Revealing the Dynamics of the Thermal Reaction between Copper and Mixed Halide Perovskite Solar Cells
Jihoo Lim, Eun Young Choi, Moonyong Kim, Minwoo Lee, Daniel Chen, Martin A. Green, Jan Seidel, Changheon Kim, Jongsung Park, Xiaojing Hao, Jae Sung Yun
Abstract
Copper (Cu) is present not only in the electrode for inverted-structure halide perovskite solar cells (PSCs) but also in transport layers such as copper iodide (CuI), copper thiocyanate (CuSCN), and copper phthalocyanine (CuPc) alternatives to spiro-OMeTAD due to their improved thermal stability. While Cu or Cu-incorporated materials have been effectively utilized in halide perovskites, there is a lack of thorough investigation on the direct reaction between Cu and a perovskite under thermal stress.

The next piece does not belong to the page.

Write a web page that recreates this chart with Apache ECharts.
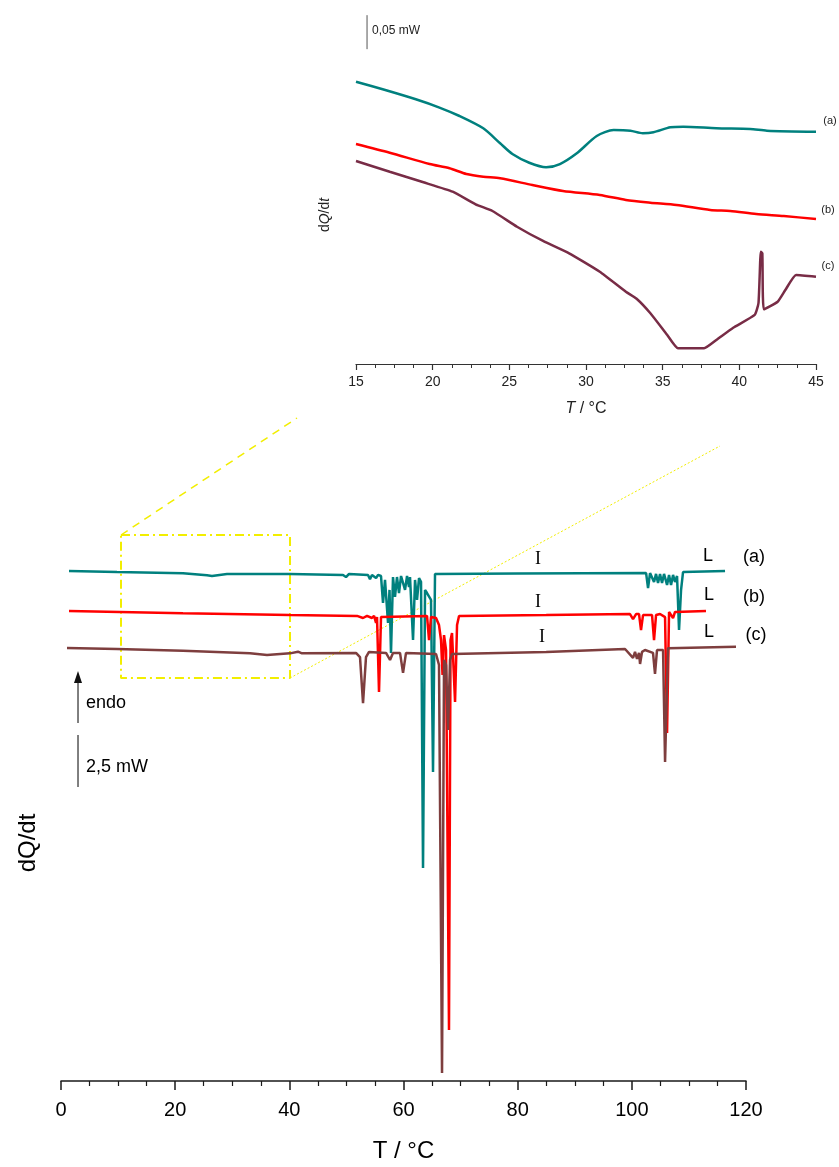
<!DOCTYPE html>
<html><head><meta charset="utf-8">
<script src="https://cdn.jsdelivr.net/npm/echarts@6/dist/echarts.min.js"></script>
<style>html,body{margin:0;padding:0;background:#fff}#c{width:839px;height:1167px}</style>
</head><body><div id="c"></div>
<script>
// ---- main DSC traces: temperature (°C) vs heat flow (mW, stacked offsets) ----
const mainTempA = [1.40, 9.81, 21.37, 25.58, 26.45, 29.08, 40.12, 49.40, 49.93, 50.46, 53.78, 54.13, 54.48, 55.19, 55.54, 56.06, 56.41, 56.76, 57.29, 57.55, 57.81, 58.16, 58.51, 58.86, 59.21, 59.57, 60.27, 60.62, 60.97, 61.14, 61.67, 62.02, 62.37, 62.72, 63.07, 63.42, 63.77, 64.12, 64.47, 64.82, 65.17, 65.52, 80.00, 102.50, 102.84, 103.19, 103.89, 104.24, 104.59, 104.94, 105.29, 105.64, 106.17, 106.52, 106.87, 107.22, 107.57, 107.92, 108.27, 108.62, 108.97, 116.33];
const mainFlowA = [24.52, 24.47, 24.41, 24.31, 24.28, 24.38, 24.38, 24.33, 24.23, 24.38, 24.33, 24.13, 24.33, 24.18, 24.33, 24.28, 22.98, 24.09, 22.02, 23.61, 20.58, 24.23, 23.27, 24.23, 23.46, 24.28, 23.61, 24.28, 23.75, 24.23, 21.20, 24.09, 23.13, 24.18, 24.00, 10.24, 23.61, 23.46, 23.37, 23.13, 14.86, 24.38, 24.40, 24.42, 23.70, 24.42, 23.99, 24.38, 23.94, 24.38, 23.94, 24.38, 23.85, 24.33, 23.85, 24.33, 23.99, 24.28, 21.68, 23.60, 24.47, 24.52];
const mainTempB = [1.40, 21.37, 40.12, 51.86, 52.91, 53.61, 54.48, 54.84, 55.19, 55.36, 55.71, 56.06, 64.12, 64.47, 64.82, 65.70, 66.22, 66.57, 66.84, 67.10, 67.45, 67.97, 68.24, 68.50, 69.03, 69.38, 69.73, 85.00, 99.68, 100.21, 100.74, 101.26, 101.61, 101.96, 103.54, 103.89, 104.24, 104.94, 105.29, 105.82, 106.17, 106.52, 107.22, 107.57, 112.99];
const mainFlowB = [22.60, 22.49, 22.40, 22.36, 22.26, 22.36, 22.26, 22.36, 22.02, 22.31, 18.70, 22.31, 22.36, 21.20, 22.31, 22.26, 21.92, 21.20, 19.52, 21.44, 20.72, 2.45, 21.20, 21.54, 18.22, 21.92, 22.36, 22.40, 22.45, 22.21, 22.45, 22.45, 21.68, 22.40, 22.40, 21.20, 22.40, 22.45, 22.36, 22.30, 16.73, 22.55, 22.26, 22.55, 22.60];
const mainTempC = [1.05, 9.81, 21.37, 33.11, 36.09, 40.12, 41.52, 42.22, 51.68, 52.38, 52.91, 53.43, 53.96, 56.94, 57.64, 58.16, 59.39, 59.92, 60.44, 65.70, 66.22, 66.75, 67.10, 67.45, 67.80, 68.15, 68.50, 85.00, 98.81, 100.21, 100.56, 100.91, 101.26, 101.44, 101.79, 102.31, 103.71, 104.06, 104.41, 105.47, 105.82, 106.34, 118.25];
const mainFlowC = [20.82, 20.77, 20.69, 20.56, 20.48, 20.56, 20.64, 20.56, 20.58, 20.38, 18.17, 20.38, 20.63, 20.58, 20.24, 20.58, 20.58, 19.62, 20.58, 20.53, 20.00, 0.38, 20.24, 20.00, 16.88, 20.24, 20.53, 20.63, 20.77, 20.34, 20.63, 20.29, 20.58, 20.05, 20.63, 20.72, 20.58, 19.57, 20.72, 20.72, 15.34, 20.81, 20.88];

// ---- inset (15–45 °C zoom): temperature vs heat flow (mW) ----
const insetTempA = [15, 16.74, 18.9, 20.4, 21.75, 23.3, 24.4, 25.2, 26.3, 27.4, 28.3, 29.4, 30.7, 31.8, 32.9, 33.7, 34.4, 35.5, 36.35, 38.5, 40.7, 41.8, 45];
const insetFlowA = [0.4151, 0.4040, 0.3893, 0.3775, 0.3647, 0.3466, 0.3246, 0.3088, 0.2960, 0.2893, 0.2941, 0.3099, 0.3353, 0.3441, 0.3431, 0.3393, 0.3407, 0.3481, 0.3490, 0.3466, 0.3456, 0.3431, 0.3416];
const insetTempB = [15, 17.2, 19.8, 21.1, 22.2, 23.3, 24.4, 26.5, 28.5, 30.9, 32.6, 34.2, 35.9, 38.1, 39.4, 41.1, 42.9, 45];
const insetFlowB = [0.3235, 0.3107, 0.2941, 0.2878, 0.2794, 0.2754, 0.2731, 0.2632, 0.2544, 0.2485, 0.2412, 0.2372, 0.2338, 0.2265, 0.2250, 0.2206, 0.2176, 0.2132];
const insetTempC = [15, 17.2, 19.4, 21.3, 22.8, 23.9, 25.5, 27.2, 28.9, 30.9, 32.6, 33.3, 34.2, 35.3, 36.0, 37.7, 38.5, 39.6, 41.0, 41.25, 41.4, 41.5, 41.6, 42.5, 43.0, 43.7, 45];
const insetFlowC = [0.2985, 0.2828, 0.2672, 0.2534, 0.2349, 0.2250, 0.2019, 0.1809, 0.1628, 0.1357, 0.1063, 0.0960, 0.0746, 0.0426, 0.0231, 0.0231, 0.0353, 0.0534, 0.0721, 0.0897, 0.1651, 0.1628, 0.0804, 0.0916, 0.1088, 0.1309, 0.1284];

// scale bars / zoom frame (data coordinates)
const mainScaleBar = [[2.98, 16.63], [2.98, 14.13]];   // 2,5 mW
const endoArrow = [[2.98, 17.21], [2.98, 19.42]];
const insetScaleBar = [[15.72, 0.513], [15.72, 0.463]]; // 0,05 mW
const zoomBoxT = [10.51, 40.12];
const zoomBoxQ = [19.38, 26.25];

const zip = (xs, ys) => xs.map((x, i) => [x, ys[i]]);
const TEAL = '#00807E', RED = '#FF0000', BROWN = '#7E3E3E', MAROON = '#782C46', YEL = '#F2EE00';

const chart = echarts.init(document.getElementById('c'), null, {renderer: 'canvas'});
const lineS = (name, data, color, xi, smooth) => ({
  name, type: 'line', xAxisIndex: xi, yAxisIndex: xi, data, showSymbol: false, smooth: smooth || false,
  lineStyle: {color, width: 2.5}, itemStyle: {color}, silent: true, z: 3
});

chart.setOption({
  animation: false,
  backgroundColor: '#fff',
  grid: [
    {left: 61, right: 93, top: 519.4, bottom: 86},
    {left: 356, right: 23, top: 10.4, bottom: 803}
  ],
  xAxis: [
    {gridIndex: 0, type: 'value', min: 0, max: 120, interval: 20,
     axisLine: {lineStyle: {color: '#1a1a1a', width: 1.5}},
     axisTick: {length: 9, lineStyle: {color: '#1a1a1a', width: 1.5}},
     minorTick: {show: true, splitNumber: 4, length: 5, lineStyle: {color: '#1a1a1a', width: 1.2}},
     splitLine: {show: false},
     axisLabel: {fontSize: 20, color: '#000', margin: 19, fontFamily: 'Liberation Sans Narrow, Arial Narrow, Liberation Sans, Arial'},
     name: 'T / °C', nameLocation: 'middle', nameGap: 58,
     nameTextStyle: {fontSize: 24, color: '#000', fontFamily: 'Liberation Sans Narrow, Arial Narrow, Liberation Sans, Arial'}},
    {gridIndex: 1, type: 'value', min: 15, max: 45, interval: 5,
     axisLine: {lineStyle: {color: '#333', width: 1.2}},
     axisTick: {length: 6, lineStyle: {color: '#333', width: 1.2}},
     minorTick: {show: true, splitNumber: 4, length: 4, lineStyle: {color: '#333', width: 1}},
     splitLine: {show: false},
     axisLabel: {fontSize: 14, color: '#222', margin: 11, fontFamily: 'Liberation Sans, Arial'},
     name: '{i|T} / °C', nameLocation: 'middle', nameGap: 37,
     nameTextStyle: {fontSize: 16, color: '#222', fontFamily: 'Liberation Sans, Arial',
       rich: {i: {fontStyle: 'italic', fontSize: 16, color: '#222', fontFamily: 'Liberation Sans, Arial'}}}}
  ],
  yAxis: [
    {gridIndex: 0, type: 'value', min: 0, max: 27, show: false},
    {gridIndex: 1, type: 'value', min: 0, max: 0.52, show: false}
  ],
  series: [
    lineS('(a)', zip(mainTempA, mainFlowA), TEAL, 0),
    lineS('(b)', zip(mainTempB, mainFlowB), RED, 0),
    lineS('(c)', zip(mainTempC, mainFlowC), BROWN, 0),
    lineS('inset (a)', zip(insetTempA, insetFlowA), TEAL, 1, 0.25),
    lineS('inset (b)', zip(insetTempB, insetFlowB), RED, 1, 0.25),
    lineS('inset (c)', zip(insetTempC, insetFlowC), MAROON, 1, 0.15),
    {type: 'line', xAxisIndex: 0, yAxisIndex: 0, silent: true, showSymbol: false, clip: false,
     data: [[zoomBoxT[0], zoomBoxQ[1]], [zoomBoxT[1], zoomBoxQ[1]], [zoomBoxT[1], zoomBoxQ[0]], [zoomBoxT[0], zoomBoxQ[0]], [zoomBoxT[0], zoomBoxQ[1]]],
     lineStyle: {color: YEL, width: 2, type: [9, 4, 2, 4]}, z: 1},
    {type: 'line', xAxisIndex: 0, yAxisIndex: 0, silent: true, showSymbol: false, clip: false,
     data: mainScaleBar, lineStyle: {color: '#555', width: 1.5}},
    {type: 'line', xAxisIndex: 0, yAxisIndex: 0, silent: true, clip: false,
     data: [{value: endoArrow[0], symbol: 'none'}, {value: endoArrow[1], symbol: 'triangle', symbolSize: [8, 12]}],
     showSymbol: true, lineStyle: {color: '#555', width: 1.5}, itemStyle: {color: '#111'}},
    {type: 'line', xAxisIndex: 1, yAxisIndex: 1, silent: true, showSymbol: false, clip: false,
     data: insetScaleBar, lineStyle: {color: '#555', width: 1}}
  ],
  graphic: [
    {type: 'line', shape: {x1: 121, y1: 535, x2: 297, y2: 418}, style: {stroke: YEL, lineWidth: 1.5, lineDash: [8, 6]}, silent: true},
    {type: 'line', shape: {x1: 290, y1: 678, x2: 720, y2: 446}, style: {stroke: YEL, lineWidth: 1, lineDash: [2, 2]}, silent: true},
    // main annotations
    {type: 'text', x: 538, y: 559, style: {text: 'I', font: '18px "Liberation Serif", "Times New Roman", serif', fill: '#000', textAlign: 'center', textVerticalAlign: 'middle'}},
    {type: 'text', x: 538, y: 602, style: {text: 'I', font: '18px "Liberation Serif", "Times New Roman", serif', fill: '#000', textAlign: 'center', textVerticalAlign: 'middle'}},
    {type: 'text', x: 542, y: 637, style: {text: 'I', font: '18px "Liberation Serif", "Times New Roman", serif', fill: '#000', textAlign: 'center', textVerticalAlign: 'middle'}},
    {type: 'text', x: 708, y: 556, style: {text: 'L', font: '18px "Liberation Sans", Arial, sans-serif', fill: '#000', textAlign: 'center', textVerticalAlign: 'middle'}},
    {type: 'text', x: 709, y: 595, style: {text: 'L', font: '18px "Liberation Sans", Arial, sans-serif', fill: '#000', textAlign: 'center', textVerticalAlign: 'middle'}},
    {type: 'text', x: 709, y: 632, style: {text: 'L', font: '18px "Liberation Sans", Arial, sans-serif', fill: '#000', textAlign: 'center', textVerticalAlign: 'middle'}},
    {type: 'text', x: 754, y: 557, style: {text: '(a)', font: '18px "Liberation Sans", Arial, sans-serif', fill: '#000', textAlign: 'center', textVerticalAlign: 'middle'}},
    {type: 'text', x: 754, y: 597, style: {text: '(b)', font: '18px "Liberation Sans", Arial, sans-serif', fill: '#000', textAlign: 'center', textVerticalAlign: 'middle'}},
    {type: 'text', x: 756, y: 635, style: {text: '(c)', font: '18px "Liberation Sans", Arial, sans-serif', fill: '#000', textAlign: 'center', textVerticalAlign: 'middle'}},
    {type: 'text', x: 86, y: 703, style: {text: 'endo', font: '18px "Liberation Sans", Arial, sans-serif', fill: '#000', textAlign: 'left', textVerticalAlign: 'middle'}},
    {type: 'text', x: 86, y: 767, style: {text: '2,5 mW', font: '18px "Liberation Sans", Arial, sans-serif', fill: '#000', textAlign: 'left', textVerticalAlign: 'middle'}},
    {type: 'text', x: 28, y: 843, rotation: Math.PI / 2, style: {text: 'dQ/dt', font: '24px "Liberation Sans", Arial, sans-serif', fill: '#000', textAlign: 'center', textVerticalAlign: 'middle'}},
    // inset annotations
    {type: 'text', x: 372, y: 31, style: {text: '0,05 mW', font: '12px "Liberation Sans", Arial, sans-serif', fill: '#222', textAlign: 'left', textVerticalAlign: 'middle'}},
    {type: 'text', x: 830, y: 121, style: {text: '(a)', font: '11px "Liberation Sans", Arial, sans-serif', fill: '#222', textAlign: 'center', textVerticalAlign: 'middle'}},
    {type: 'text', x: 828, y: 210, style: {text: '(b)', font: '11px "Liberation Sans", Arial, sans-serif', fill: '#222', textAlign: 'center', textVerticalAlign: 'middle'}},
    {type: 'text', x: 828, y: 266, style: {text: '(c)', font: '11px "Liberation Sans", Arial, sans-serif', fill: '#222', textAlign: 'center', textVerticalAlign: 'middle'}},
    {type: 'text', x: 325, y: 215, rotation: Math.PI / 2,
     style: {text: 'd{i|Q}/d{i|t}', font: '14px "Liberation Sans", Arial, sans-serif', fill: '#222', textAlign: 'center', textVerticalAlign: 'middle',
       rich: {i: {fontStyle: 'italic', fontSize: 14, fontFamily: 'Liberation Sans, Arial', fill: '#222'}}}}
  ]
});
</script>
</body></html>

In this study, we investigated the thermal reaction between Cu and a perovskite as well as the degradation mechanism by X-ray diffraction (XRD), X-ray photoelectron spectroscopy (XPS), and Kelvin probe force microscopy (KPFM). The results show that high temperatures of 100 °C induce Cu to be incorporated into the perovskite lattice by forming “Cu-rich yet organic A-site-poor” perovskites, (CuxA1–x)PbX3, near the grain boundaries, which result in device performance degradation.